April 18, 2024

Is US medicine becoming an assembly line?

Boston physicians complain in NEJM that patients are being treated like cars.

Frederick Taylor (1856-1915), one of the first management consultants, helped to make American manufacturing great by discovering the most effective and time-saving way of directing employees to their work. “In the past, the man has been first; in the future, the system must be first” summarises his philosophy.

Two physicians from Beth Israel Deaconess Medical Center and Harvard Medical School in Boston complain in the latest New England Journal of Medicine that “Taylorism has begun permeating the culture of medicine” with the implementation of electronic health records. Here are excerpts from their attack on what they believe to be a drive to treat patients like cars on an assembly line:

Physicians sense that the clock is always ticking, and patients are feeling the effect.

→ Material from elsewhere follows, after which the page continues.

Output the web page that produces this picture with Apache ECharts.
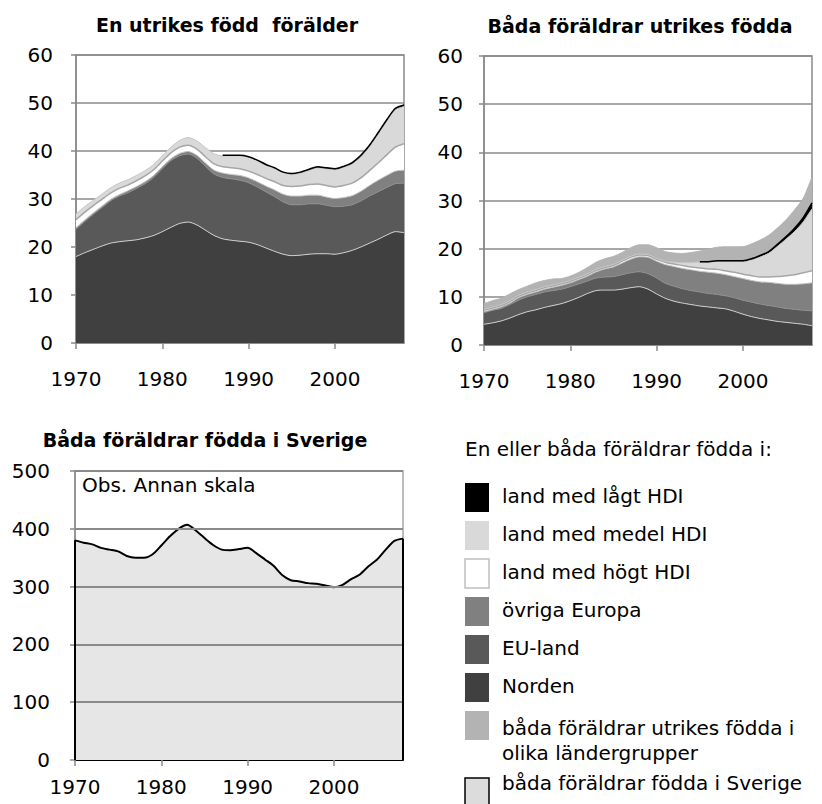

One of our patients recently told us that when she came in for a yearly “wellness visit,” she had jotted down a few questions so she wouldn’t forget to ask them. She was upset and frustrated when she didn’t get the chance: her physician told her there was no time for her questions because a standardized list had to be addressed — she’d need to schedule a separate visit to discuss her concerns.

We believe that the standardization integral to Taylorism and the Toyota manufacturing process cannot be applied to many vital aspects of medicine. If patients were cars, we would all be used cars of different years and models, with different and often multiple problems, many of which had previously been repaired by various mechanics. Moreover, those cars would all communicate in different languages and express individual preferences regarding when, how, and even whether they wanted to be fixed. The inescapable truth of medicine is that patients are genetically, physiologically, psychologically, and culturally diverse. It’s no wonder that experts disagree about the best ways to diagnose and treat many medical conditions, including hypertension, hyperlipidemia, and cancer, among others.

To be sure, certain aspects of medicine have benefited from Taylor’s principles. Strict adherence to standardized protocols has reduced hospital-acquired infections, and timely care of patients with stroke or myocardial infarction has saved lives. It may be possible to find one best way in such areas. But this aim cannot be generalized to all of medicine, least of all to such cognitive tasks as eliciting an accurate history, synthesizing clinical and laboratory data to make a diagnosis, and weighing the risks and benefits of a given treatment for an individual patient. Good thinking takes time, and the time pressure of Taylorism creates a fertile field for the sorts of cognitive errors that result in medical mistakes. Moreover, rushed clinicians are likely to take actions that ignore patients’ preferences….

Medical Taylorism began with good intentions — to improve patient safety and care. But we think it has gone too far. To continue to train excellent physicians and give patients the care they want and deserve, we must reject its blanket application. That we’re beginning to do so is shown, for example, by a bill before Congress that would delay implementation of the Meaningful Use Stage 3 criteria for information-technology use in health care. We need to recognize where efficiency and standardization efforts are appropriate and where they are not. Good medical care takes time, and there is no one best way to treat many disorders. When it comes to medicine, Taylor was wrong: “man” must be first, not the system.